At 1:21 am they sighted the ship’s lifeboats and Bergin maneuvered the 195-foot, 503-ton, 32.6-foot-wide and 15-foot-deep Guinevere alongside lifeboat #4 at 1:25 am and managed to collect al 35 men without injury or death, quite a feat of seamanship. Then they cut the lifeboat loose. Seven minutes later the naval ship was alongside #3 lifeboat and retrieved 11 survivors in less than four minutes. By 2:05 Guinevere was alongside boat #2 and took on six additional survivors, without losing any of the 52 men entrusted to the boats by Captain Lindemuth, though there were admittedly some “minor injuries only.”
Ten minutes later, at 2:20 am Bergin and the Guinevere were placed in charge of the overall rescue and guard operations around the Atlantic States.
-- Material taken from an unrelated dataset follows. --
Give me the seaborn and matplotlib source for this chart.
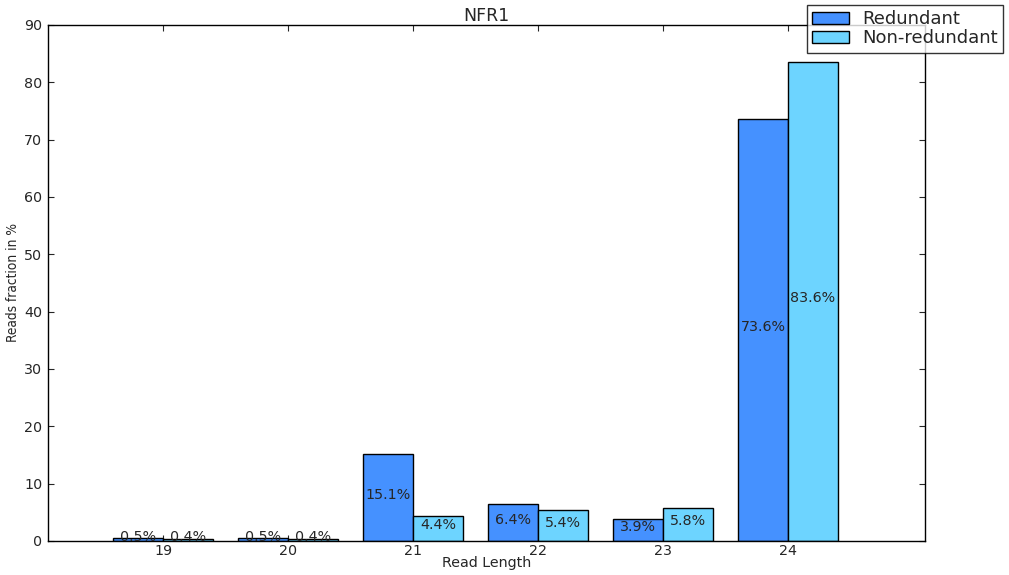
import matplotlib
matplotlib.use("Agg")
import matplotlib.pyplot as plt
import seaborn as sns
import pandas as pd

read_lengths = ["19", "20", "21", "22", "23", "24"]
redundant = [0.5, 0.5, 15.1, 6.4, 3.9, 73.6]
non_redundant = [0.4, 0.4, 4.4, 5.4, 5.8, 83.6]
series_names = ["Redundant", "Non-redundant"]
colors = ["#4591FF", "#6DD4FF"]

sns.set_style("ticks")
plt.rcParams["font.family"] = ["DejaVu Sans"]

df = pd.DataFrame({
    "length": read_lengths * 2,
    "value": redundant + non_redundant,
    "series": [series_names[0]] * len(read_lengths) + [series_names[1]] * len(read_lengths),
})

fig = plt.figure(figsize=(10.09, 5.75), dpi=100)
ax = fig.add_axes([48 / 1009, 34 / 575, (925 - 48) / 1009, (541 - 25) / 575])

sns.barplot(data=df, x="length", y="value", hue="series", order=read_lengths,
            hue_order=series_names, palette=colors, width=0.8, dodge=True,
            edgecolor="black", linewidth=1.0, saturation=1, errorbar=None,
            ax=ax, legend=False)

# value labels at half height of each bar
for container, vals in zip(ax.containers, [redundant, non_redundant]):
    for patch, v in zip(container.patches, vals):
        ax.annotate(f"{v:.1f}%", (patch.get_x() + patch.get_width() / 2, v / 2),
                    xytext=(0, 3), textcoords="offset pixels",
                    ha="center", va="center", fontsize=10.3)

ax.set_xlim(-0.92, 6.096)
ax.set_ylim(0, 90)
ax.set_yticks(range(0, 91, 10))
ax.tick_params(direction="in", top=True, right=True, labelsize=10.3, length=4, pad=4)
ax.tick_params(axis="x", pad=2.5)
for s in ax.spines.values():
    s.set_visible(True)
    s.set_color("black")
    s.set_linewidth(1.0)

ax.set_title("NFR1", fontsize=12.5, pad=3)
ax.set_xlabel("Read Length", fontsize=10.3, labelpad=-1.5)
ax.set_ylabel("Reads fraction in %", fontsize=9.8, fontstretch="condensed",
              family="DejaVu Sans", labelpad=3)

handles = [plt.Rectangle((0, 0), 1, 1, facecolor=c, edgecolor="black", linewidth=1.0)
           for c in colors]
leg = fig.legend(handles, series_names, loc="upper right",
                 bbox_to_anchor=(1003 / 1009, 1 - 5 / 575), fontsize=13,
                 frameon=True, fancybox=False, shadow=False, borderaxespad=0,
                 handlelength=2.05, handleheight=0.7, labelspacing=0.05,
                 borderpad=0.3, handletextpad=0.7)
leg.get_frame().set_edgecolor("black")
leg.get_frame().set_linewidth(1.0)

fig.savefig("out.png", dpi=100)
At 2:43 they sighted the tanker “down by the stern listing to starboard, with 3 feet of free board showing.” By then she was 17.5 miles from Cape Cod. Two minutes later Bergin ordered all small craft in the vicinity to “form a protective screen around torpedoed ship.” Six minutes later, at 2:51 am “ComCortDiv 35 arrived at scene of action and relieved USS Guinevere as Officer-in-Charge at scene.”
At 4:40 am Guinivere was wisely ordered to peel off from the scene and return the survivors to the warmth of shore. Escorted by the Submarine Chaser SC 1280 she did so, leaving at 4:47 and arriving at 1:07 pm that day, no doubt exhausted and cold. By 6:02 am on the 6th Lt. Bergin was able to inform his superiors at the command center of the Eastern Sea Frontier that their ETA in Boston with the survivors was 12:30 am and that one of the salvage tugs had a line onto the stricken tanker. He added “no one injured and ship appears in fair condition.” The Guinevere docked at US Naval Frontier Base’s Pier #1 in East Boston and disembarked the tanker’s survivors ashore just after 1 pm.
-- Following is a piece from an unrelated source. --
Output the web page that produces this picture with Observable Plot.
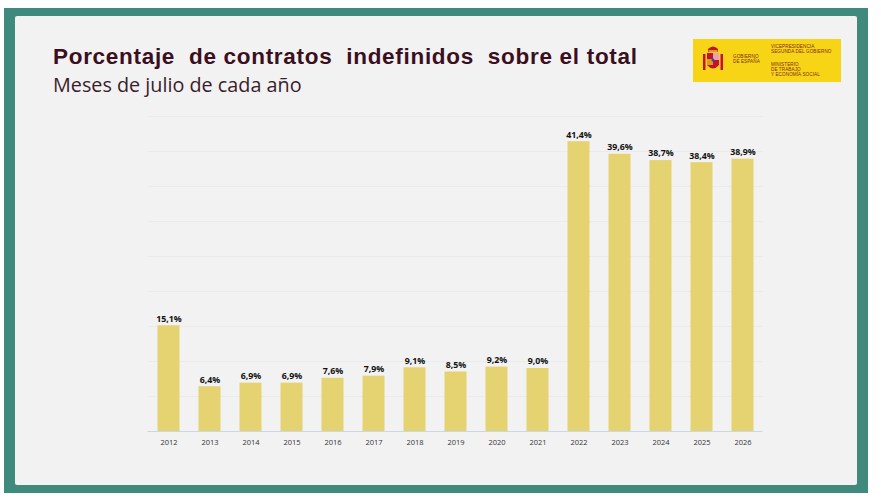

At 4:01 pm on the 6th of April the USS Mayrant was towing the Atlantic States at 3 knots. It was advised that this set-up be maintained as “tugs do not have power to hand job in this strong wind,” adding, “boarding party reports tanker Atlantic States had large hole about 10 feet in diameter at and below waterline near stern. This undoubtedly must have been caused by a torpedo.”
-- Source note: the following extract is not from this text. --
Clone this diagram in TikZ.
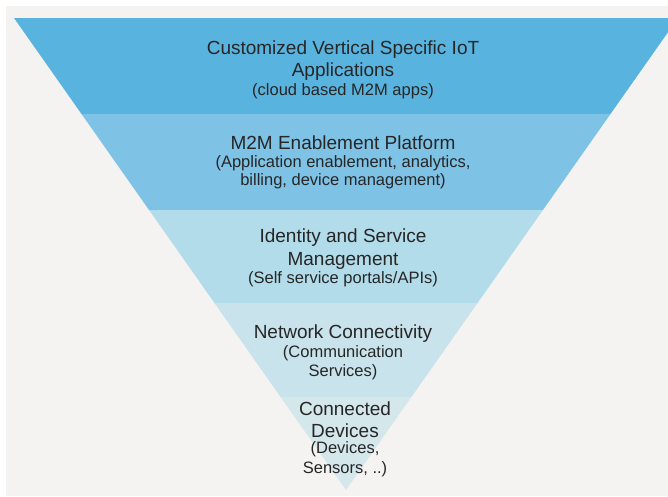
\documentclass[tikz,border=0pt]{standalone}
\usepackage{fontspec}
\setmainfont{Liberation Sans}
\usetikzlibrary{calc}
\definecolor{bgc}{HTML}{F4F3F1}
\definecolor{bandA}{HTML}{59B3DF}
\definecolor{bandB}{HTML}{7EC2E6}
\definecolor{bandC}{HTML}{B2DCEA}
\definecolor{bandD}{HTML}{C8E3EB}
\definecolor{bandE}{HTML}{D4E7EB}
\definecolor{txt}{HTML}{262626}
\tikzset{
  ttl/.style={anchor=base, inner sep=0pt, text=txt, font=\fontsize{19}{22}\selectfont},
  sub/.style={anchor=base, inner sep=0pt, text=txt, font=\fontsize{16.5}{19}\selectfont},
}
\begin{document}
\begin{tikzpicture}[x=1pt,y=-1pt]
\useasboundingbox (0,0) rectangle (668,496);
\fill[white] (0,0) rectangle (668,496);
\fill[bgc] (6,6) rectangle (668,496);
\begin{scope}
\clip (0,0) rectangle (668,496);
\coordinate (L) at (14,18);
\coordinate (R) at (678,18);
\coordinate (A) at (346,490);
\coordinate (L1) at ($(L)!0.2034!(A)$);
\coordinate (R1) at ($(R)!0.2034!(A)$);
\coordinate (L2) at ($(L)!0.4068!(A)$);
\coordinate (R2) at ($(R)!0.4068!(A)$);
\coordinate (L3) at ($(L)!0.6038!(A)$);
\coordinate (R3) at ($(R)!0.6038!(A)$);
\coordinate (L4) at ($(L)!0.8030!(A)$);
\coordinate (R4) at ($(R)!0.8030!(A)$);
\fill[bandA] (L) -- (R) -- (R1) -- (L1) -- cycle;
\fill[bandB] (L1) -- (R1) -- (R2) -- (L2) -- cycle;
\fill[bandC] (L2) -- (R2) -- (R3) -- (L3) -- cycle;
\fill[bandD] (L3) -- (R3) -- (R4) -- (L4) -- cycle;
\fill[bandE] (L4) -- (R4) -- (A) -- cycle;
\end{scope}
% band 1
\node[ttl] (a1) at (343,54) {Customized Vertical Specific IoT};
\node[ttl] (a2) at (343,76) {Applications};
\node[sub] (a3) at (343,95) {(cloud based M2M apps)};
% band 2
\node[ttl] (b1) at (343,149) {M2M Enablement Platform};
\node[sub] (b2) at (343,167) {(Application enablement, analytics,};
\node[sub] (b3) at (343,185) {billing, device management)};
% band 3
\node[ttl] (c1) at (343,242.5) {Identity and Service};
\node[ttl] (c2) at (343,265) {Management};
\node[sub] (c3) at (343,283) {(Self service portals/APIs)};
% band 4
\node[ttl] (d1) at (343,338.5) {Network Connectivity};
\node[sub] (d2) at (343,357) {(Communication};
\node[sub] (d3) at (343,376) {Services)};
% band 5
\node[ttl] (e1) at (345,415.5) {Connected};
\node[ttl] (e2) at (345,437.5) {Devices};
\node[sub] (e3) at (345,453.5) {(Devices,};
\node[sub] (e4) at (345,473.5) {Sensors, ..)};
\end{tikzpicture}
\end{document}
At 5:16 pm the same day it was reported that six naval vessels or a mixture thereof were screening the tanker, and that four of them were deemed “small and rather ineffective under present wind and sea conditions.” It was suggested to release the USS Schenck and to add two destroyer escorts or destroyers to reinforce the screen. By 5:08 pm a tug had the tanker in tow and by roughly 6 pm on the following day, the 7th of April the Atlantic States was berthed back in Boston, where ultimately she was dry-docked, repaired, and returned to service.
On 22 May 1945 Lieutenant Bergin was recommended by his commanding officers for a Letter of Commendation with the authority to wear the Commendation Ribbon. The Guinivere was transferred to the US Maritime Commission on 25 April 1945 for disposal and her final fate is unknown.
U-879 was tracked down and sunk off Capt Hatteras roughly three weeks later, on 30 April 1945 by depth charges from the USS Natchez, USS Coffman, USS Bostwick, and USS Thomas. All 52 German sailors on board perished. Atlantic States traded under the ownership of Winco Tankers Inc. until February of 1961, 20 years after she was ordered, after which she was scrapped in Hong Kong. Born on the 21st of May, 1908, Captain Lindemmuth lived until the 7thof April, 1970.
As a footnote, the report on this casualty by the US Navy was signed by Lieutenant (Junior Grade) Barbara Conard: out of the more than 250 survivor statements this author had read from World War II, this is the first and so far the only report filed by a female officer.